Given problem -> Print the entries in full, word for word, but not the pictures.

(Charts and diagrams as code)
────────────────
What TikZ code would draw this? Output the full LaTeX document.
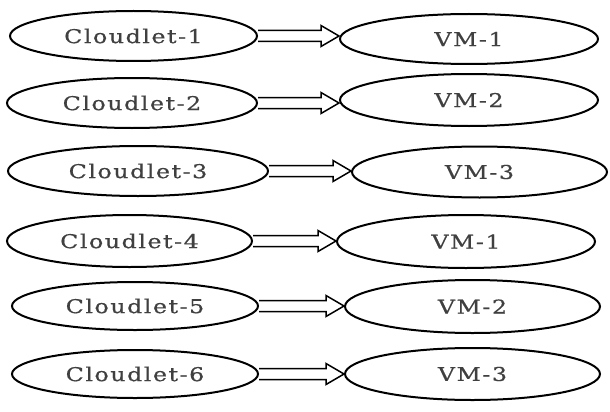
\documentclass[tikz,border=0pt]{standalone}
\usepackage{fontspec}
\usepackage{tikz}
\usetikzlibrary{arrows.meta,positioning,shapes.geometric,calc}
\newfontfamily\cellfont[FakeStretch=1.25,LetterSpace=8,FakeBold=0.6]{DejaVu Serif}

\begin{document}
\begin{tikzpicture}[x=1pt,y=-1pt,
			cell/.style={ellipse,draw,line width=2pt,minimum width=248pt,minimum height=50pt,inner sep=0pt,text=black!75,font=\cellfont\fontsize{19}{22}\selectfont},
			hollow/.style={line width=1.5pt,line join=miter,to path={
					let \p1=(\tikztostart), \p2=(\tikztotarget) in
					(\x1,\y1+5.5pt) -- (\x2-18pt,\y1+5.5pt) -- (\x2-18pt,\y1+10.5pt) -- (\x2,\y1)
					-- (\x2-18pt,\y1-10.5pt) -- (\x2-18pt,\y1-5.5pt) -- (\x1,\y1-5.5pt)}}
			]
			\useasboundingbox (0,0) rectangle (610,412);
			% cloudlets on the left, virtual machines on the right
			\node[cell,minimum width=247pt] (c1) at (133.5,36) {Cloudlet-1};
			\node[cell,minimum width=258pt] (v1) at (469,39) {VM-1};
			\node[cell,minimum width=250pt] (c2) at (132,103) {Cloudlet-2};
			\node[cell,minimum width=258pt,minimum height=52pt] (v2) at (469,100) {VM-2};
			\node[cell,minimum width=260pt] (c3) at (138,171) {Cloudlet-3};
			\node[cell,minimum width=255pt,minimum height=51pt] (v3) at (479.5,172) {VM-3};
			\node[cell,minimum width=245pt,minimum height=52pt] (c4) at (129.5,241) {Cloudlet-4};
			\node[cell,minimum width=258pt,minimum height=53pt] (v4) at (466,241.5) {VM-1};
			\node[cell,minimum width=246pt,minimum height=48pt] (c5) at (135,306) {Cloudlet-5};
			\node[cell,minimum width=255pt,minimum height=53pt] (v5) at (472.5,306.5) {VM-2};
			\node[cell,minimum width=246pt,minimum height=48pt] (c6) at (135,374) {Cloudlet-6};
			\node[cell,minimum width=255pt,minimum height=52pt] (v6) at (472.5,374) {VM-3};
			% allocation arrows
			\draw[hollow] (c1.east) to (v1.west);
			\draw[hollow] (c2.east) to (v2.west);
			\draw[hollow] (c3.east) to (v3.west);
			\draw[hollow] (c4.east) to (v4.west);
			\draw[hollow] (c5.east) to (v5.west);
			\draw[hollow] (c6.east) to (v6.west);
		\end{tikzpicture}
\end{document}
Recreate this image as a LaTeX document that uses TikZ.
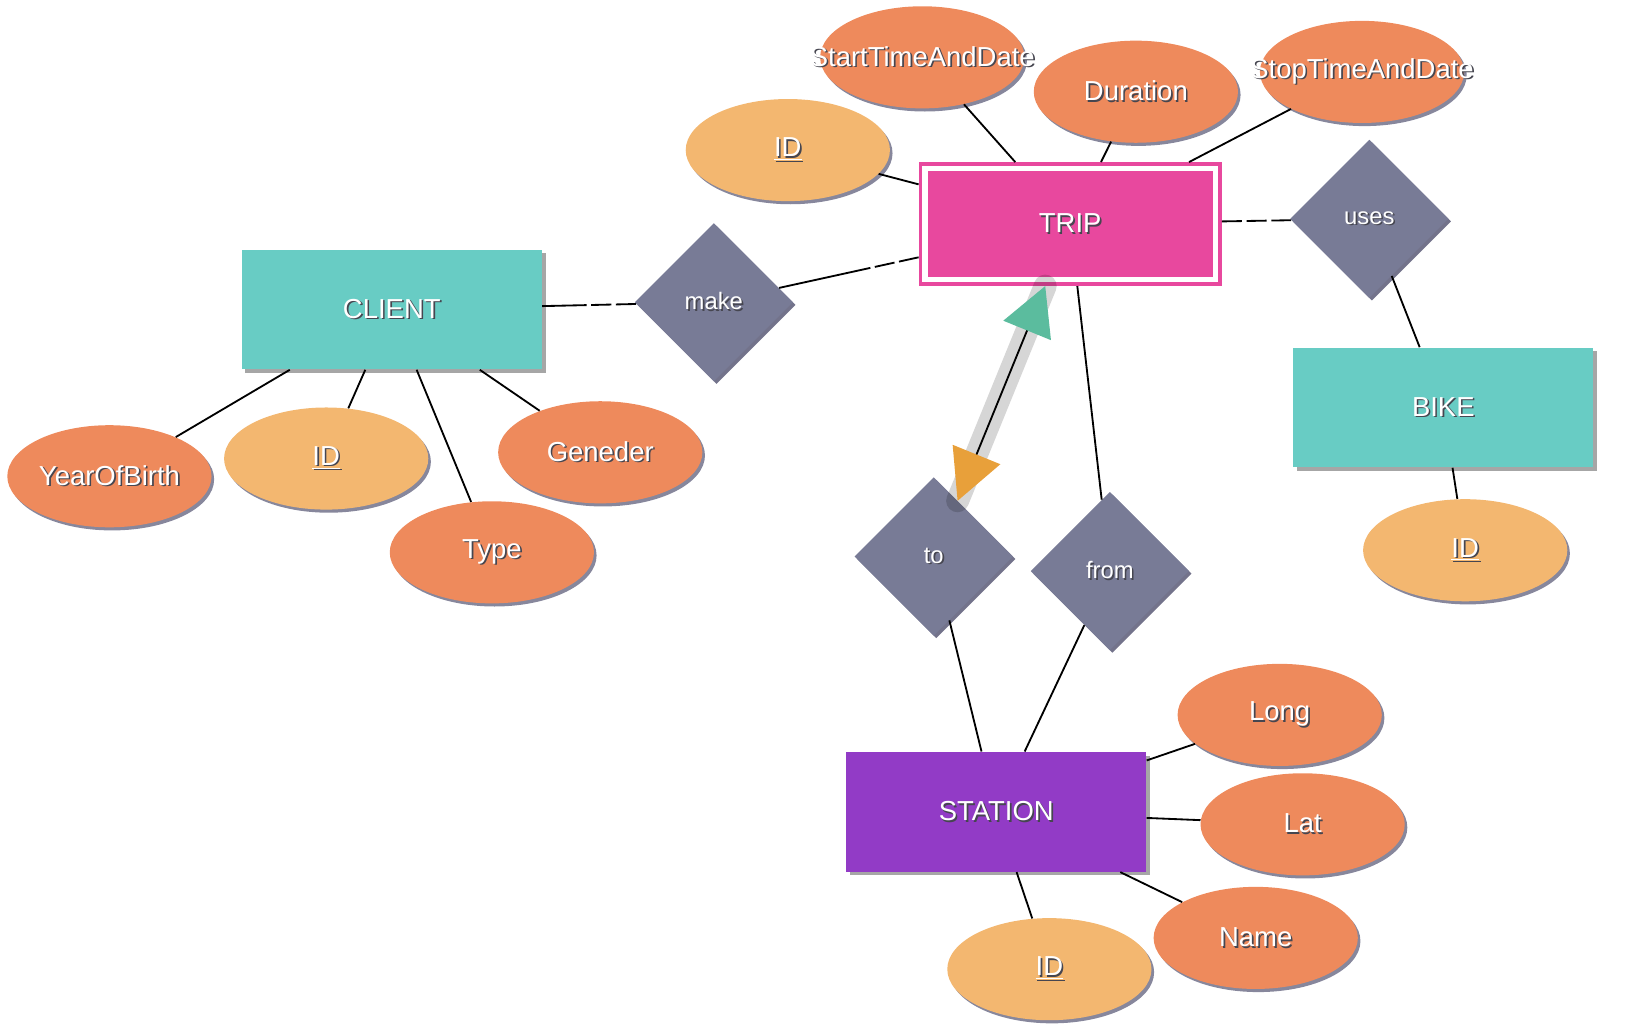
\documentclass[tikz,border=0pt]{standalone}
\usepackage{fontspec}
\setmainfont{Liberation Sans}
\usetikzlibrary{shapes.geometric,shadows,arrows.meta,calc}
\definecolor{entitycol}{RGB}{104,204,196}
\definecolor{tripcol}{RGB}{232,72,158}
\definecolor{stationcol}{RGB}{146,59,198}
\definecolor{relcol}{RGB}{120,123,150}
\definecolor{attrcol}{RGB}{238,138,92}
\definecolor{keycol}{RGB}{243,183,112}
\definecolor{shadecol}{RGB}{55,55,90}
\definecolor{txtshade}{RGB}{70,70,80}
\definecolor{tipa}{RGB}{232,160,58}
\definecolor{tipb}{RGB}{91,188,158}
\newcommand{\shtxt}[1]{\leavevmode\rlap{\kern0.9pt\raisebox{-0.9pt}{\color{txtshade}#1}}#1}
\begin{document}
\begin{tikzpicture}[x=0.02cm,y=-0.02cm,
every node/.style={text=white,font=\fontsize{15}{18}\selectfont},
boxshadow/.style={drop shadow={shadow xshift=0.07cm,shadow yshift=-0.07cm,fill=black,opacity=0.35}},
entity/.style={rectangle,fill=entitycol,minimum width=5.76cm,minimum height=2.3cm,boxshadow},
rel/.style={diamond,fill=relcol,minimum size=3.04cm,inner sep=0pt,font=\fontsize{13}{15}\selectfont,
  drop shadow={shadow xshift=0.05cm,shadow yshift=-0.05cm,fill=shadecol,opacity=0.7}},
attr/.style={ellipse,fill=attrcol,minimum width=3.92cm,minimum height=1.96cm,inner sep=0pt,
  drop shadow={shadow xshift=0.05cm,shadow yshift=-0.06cm,fill=shadecol,opacity=0.6}},
keyattr/.style={attr,fill=keycol},
link/.style={line width=1pt},
halfdash/.style={link,dash pattern=on 11pt off 2.5pt on 11pt off 2.5pt on 400pt off 0pt}]
\useasboundingbox (0,0) rectangle (1568,992);

\node[entity] (client) at (376,297) {\shtxt{CLIENT}};
\node[attr] (clientyob) at (105,457) {\shtxt{YearOfBirth}};
\node[keyattr] (clientid) at (313,440) {\shtxt{\underline{ID}}};
\node[attr] (clienttype) at (472,530) {\shtxt{Type}};
\node[attr] (clientgen) at (576,434) {\shtxt{Geneder}};

\node[rel] (make) at (685,290) {\shtxt{make}};

\node[rectangle,fill=tripcol,draw=tripcol,line width=0.07cm,double=white,double distance=0.1cm,
  minimum width=5.58cm,minimum height=2.14cm,outer sep=0.12cm,boxshadow] (trip) at (1027,215) {\shtxt{TRIP}};
\node[keyattr] (tripid) at (756,144) {\shtxt{\underline{ID}}};
\node[attr] (tripstart) at (885,55) {\makebox[0pt]{\shtxt{StartTimeAndDate}}};
\node[attr] (tripdur) at (1090,88) {\shtxt{Duration}};
\node[attr] (tripstop) at (1307,69) {\makebox[0pt]{\shtxt{StopTimeAndDate}}};

\node[rel] (uses) at (1314,210) {\shtxt{uses}};
\node[entity] (bike) at (1385,391) {\shtxt{BIKE}};
\node[keyattr] (bikeid) at (1406,528) {\shtxt{\underline{ID}}};

\node[rel] (relto) at (896,534) {\shtxt{to}};
\node[rel] (relfrom) at (1065,548) {\shtxt{from}};

\node[entity,fill=stationcol] (station) at (956,779) {\shtxt{STATION}};
\node[attr] (stlong) at (1228,686) {\shtxt{Long}};
\node[attr] (stlat) at (1250,791) {\shtxt{Lat}};
\node[attr] (stname) at (1205,900) {\shtxt{Name}};
\node[keyattr] (stid) at (1007,930) {\shtxt{\underline{ID}}};

\draw[link] (client)--(clientyob)
(client)--(clientid)
(client)--(clienttype)
(client)--(clientgen)
(trip)--(tripid)
(trip)--(tripstart)
(trip)--(tripdur)
(trip)--(tripstop)
(uses)--(bike)
(bike)--(bikeid)
(trip)--(relfrom)
(relto)--(station)
(relfrom)--(station)
(station)--(stlong)
(station)--(stlat)
(station)--(stname)
(station)--(stid);
\draw[halfdash] (make)--(client);
\draw[halfdash] (trip)--(make);
\draw[halfdash] (trip)--(uses);

\coordinate (toend) at ($(relto.north)!0.3!(relto.east)$);
\coordinate (tripend) at ($(trip.south)+(-24,0)$);
\draw[line width=0.44cm,line cap=round,black,opacity=0.16] (toend)--(tripend);
\draw[link,{Triangle[length=0.96cm,width=0.98cm,color=tipa]}-{Triangle[length=0.92cm,width=0.98cm,color=tipb]}] (toend)--(tripend);
\end{tikzpicture}
\end{document}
────────────────
Task response ->
What TikZ code would draw this? Output the full LaTeX document.
\documentclass[tikz,border=0pt]{standalone}
\usepackage{fontspec}
\usepackage{tikz}
\usetikzlibrary{arrows.meta,positioning,shapes.geometric,calc}
\newfontfamily\cellfont[FakeStretch=1.25,LetterSpace=8,FakeBold=0.6]{DejaVu Serif}

\begin{document}
\begin{tikzpicture}[x=1pt,y=-1pt,
			cell/.style={ellipse,draw,line width=2pt,minimum width=248pt,minimum height=50pt,inner sep=0pt,text=black!75,font=\cellfont\fontsize{19}{22}\selectfont},
			hollow/.style={line width=1.5pt,line join=miter,to path={
					let \p1=(\tikztostart), \p2=(\tikztotarget) in
					(\x1,\y1+5.5pt) -- (\x2-18pt,\y1+5.5pt) -- (\x2-18pt,\y1+10.5pt) -- (\x2,\y1)
					-- (\x2-18pt,\y1-10.5pt) -- (\x2-18pt,\y1-5.5pt) -- (\x1,\y1-5.5pt)}}
			]
			\useasboundingbox (0,0) rectangle (610,412);
			% cloudlets on the left, virtual machines on the right
			\node[cell,minimum width=247pt] (c1) at (133.5,36) {Cloudlet-1};
			\node[cell,minimum width=258pt] (v1) at (469,39) {VM-1};
			\node[cell,minimum width=250pt] (c2) at (132,103) {Cloudlet-2};
			\node[cell,minimum width=258pt,minimum height=52pt] (v2) at (469,100) {VM-2};
			\node[cell,minimum width=260pt] (c3) at (138,171) {Cloudlet-3};
			\node[cell,minimum width=255pt,minimum height=51pt] (v3) at (479.5,172) {VM-3};
			\node[cell,minimum width=245pt,minimum height=52pt] (c4) at (129.5,241) {Cloudlet-4};
			\node[cell,minimum width=258pt,minimum height=53pt] (v4) at (466,241.5) {VM-1};
			\node[cell,minimum width=246pt,minimum height=48pt] (c5) at (135,306) {Cloudlet-5};
			\node[cell,minimum width=255pt,minimum height=53pt] (v5) at (472.5,306.5) {VM-2};
			\node[cell,minimum width=246pt,minimum height=48pt] (c6) at (135,374) {Cloudlet-6};
			\node[cell,minimum width=255pt,minimum height=52pt] (v6) at (472.5,374) {VM-3};
			% allocation arrows
			\draw[hollow] (c1.east) to (v1.west);
			\draw[hollow] (c2.east) to (v2.west);
			\draw[hollow] (c3.east) to (v3.west);
			\draw[hollow] (c4.east) to (v4.west);
			\draw[hollow] (c5.east) to (v5.west);
			\draw[hollow] (c6.east) to (v6.west);
		\end{tikzpicture}
\end{document}
Recreate this image as a LaTeX document that uses TikZ.
\documentclass[tikz,border=0pt]{standalone}
\usepackage{fontspec}
\setmainfont{Liberation Sans}
\usetikzlibrary{shapes.geometric,shadows,arrows.meta,calc}
\definecolor{entitycol}{RGB}{104,204,196}
\definecolor{tripcol}{RGB}{232,72,158}
\definecolor{stationcol}{RGB}{146,59,198}
\definecolor{relcol}{RGB}{120,123,150}
\definecolor{attrcol}{RGB}{238,138,92}
\definecolor{keycol}{RGB}{243,183,112}
\definecolor{shadecol}{RGB}{55,55,90}
\definecolor{txtshade}{RGB}{70,70,80}
\definecolor{tipa}{RGB}{232,160,58}
\definecolor{tipb}{RGB}{91,188,158}
\newcommand{\shtxt}[1]{\leavevmode\rlap{\kern0.9pt\raisebox{-0.9pt}{\color{txtshade}#1}}#1}
\begin{document}
\begin{tikzpicture}[x=0.02cm,y=-0.02cm,
every node/.style={text=white,font=\fontsize{15}{18}\selectfont},
boxshadow/.style={drop shadow={shadow xshift=0.07cm,shadow yshift=-0.07cm,fill=black,opacity=0.35}},
entity/.style={rectangle,fill=entitycol,minimum width=5.76cm,minimum height=2.3cm,boxshadow},
rel/.style={diamond,fill=relcol,minimum size=3.04cm,inner sep=0pt,font=\fontsize{13}{15}\selectfont,
  drop shadow={shadow xshift=0.05cm,shadow yshift=-0.05cm,fill=shadecol,opacity=0.7}},
attr/.style={ellipse,fill=attrcol,minimum width=3.92cm,minimum height=1.96cm,inner sep=0pt,
  drop shadow={shadow xshift=0.05cm,shadow yshift=-0.06cm,fill=shadecol,opacity=0.6}},
keyattr/.style={attr,fill=keycol},
link/.style={line width=1pt},
halfdash/.style={link,dash pattern=on 11pt off 2.5pt on 11pt off 2.5pt on 400pt off 0pt}]
\useasboundingbox (0,0) rectangle (1568,992);

\node[entity] (client) at (376,297) {\shtxt{CLIENT}};
\node[attr] (clientyob) at (105,457) {\shtxt{YearOfBirth}};
\node[keyattr] (clientid) at (313,440) {\shtxt{\underline{ID}}};
\node[attr] (clienttype) at (472,530) {\shtxt{Type}};
\node[attr] (clientgen) at (576,434) {\shtxt{Geneder}};

\node[rel] (make) at (685,290) {\shtxt{make}};

\node[rectangle,fill=tripcol,draw=tripcol,line width=0.07cm,double=white,double distance=0.1cm,
  minimum width=5.58cm,minimum height=2.14cm,outer sep=0.12cm,boxshadow] (trip) at (1027,215) {\shtxt{TRIP}};
\node[keyattr] (tripid) at (756,144) {\shtxt{\underline{ID}}};
\node[attr] (tripstart) at (885,55) {\makebox[0pt]{\shtxt{StartTimeAndDate}}};
\node[attr] (tripdur) at (1090,88) {\shtxt{Duration}};
\node[attr] (tripstop) at (1307,69) {\makebox[0pt]{\shtxt{StopTimeAndDate}}};

\node[rel] (uses) at (1314,210) {\shtxt{uses}};
\node[entity] (bike) at (1385,391) {\shtxt{BIKE}};
\node[keyattr] (bikeid) at (1406,528) {\shtxt{\underline{ID}}};

\node[rel] (relto) at (896,534) {\shtxt{to}};
\node[rel] (relfrom) at (1065,548) {\shtxt{from}};

\node[entity,fill=stationcol] (station) at (956,779) {\shtxt{STATION}};
\node[attr] (stlong) at (1228,686) {\shtxt{Long}};
\node[attr] (stlat) at (1250,791) {\shtxt{Lat}};
\node[attr] (stname) at (1205,900) {\shtxt{Name}};
\node[keyattr] (stid) at (1007,930) {\shtxt{\underline{ID}}};

\draw[link] (client)--(clientyob)
(client)--(clientid)
(client)--(clienttype)
(client)--(clientgen)
(trip)--(tripid)
(trip)--(tripstart)
(trip)--(tripdur)
(trip)--(tripstop)
(uses)--(bike)
(bike)--(bikeid)
(trip)--(relfrom)
(relto)--(station)
(relfrom)--(station)
(station)--(stlong)
(station)--(stlat)
(station)--(stname)
(station)--(stid);
\draw[halfdash] (make)--(client);
\draw[halfdash] (trip)--(make);
\draw[halfdash] (trip)--(uses);

\coordinate (toend) at ($(relto.north)!0.3!(relto.east)$);
\coordinate (tripend) at ($(trip.south)+(-24,0)$);
\draw[line width=0.44cm,line cap=round,black,opacity=0.16] (toend)--(tripend);
\draw[link,{Triangle[length=0.96cm,width=0.98cm,color=tipa]}-{Triangle[length=0.92cm,width=0.98cm,color=tipb]}] (toend)--(tripend);
\end{tikzpicture}
\end{document}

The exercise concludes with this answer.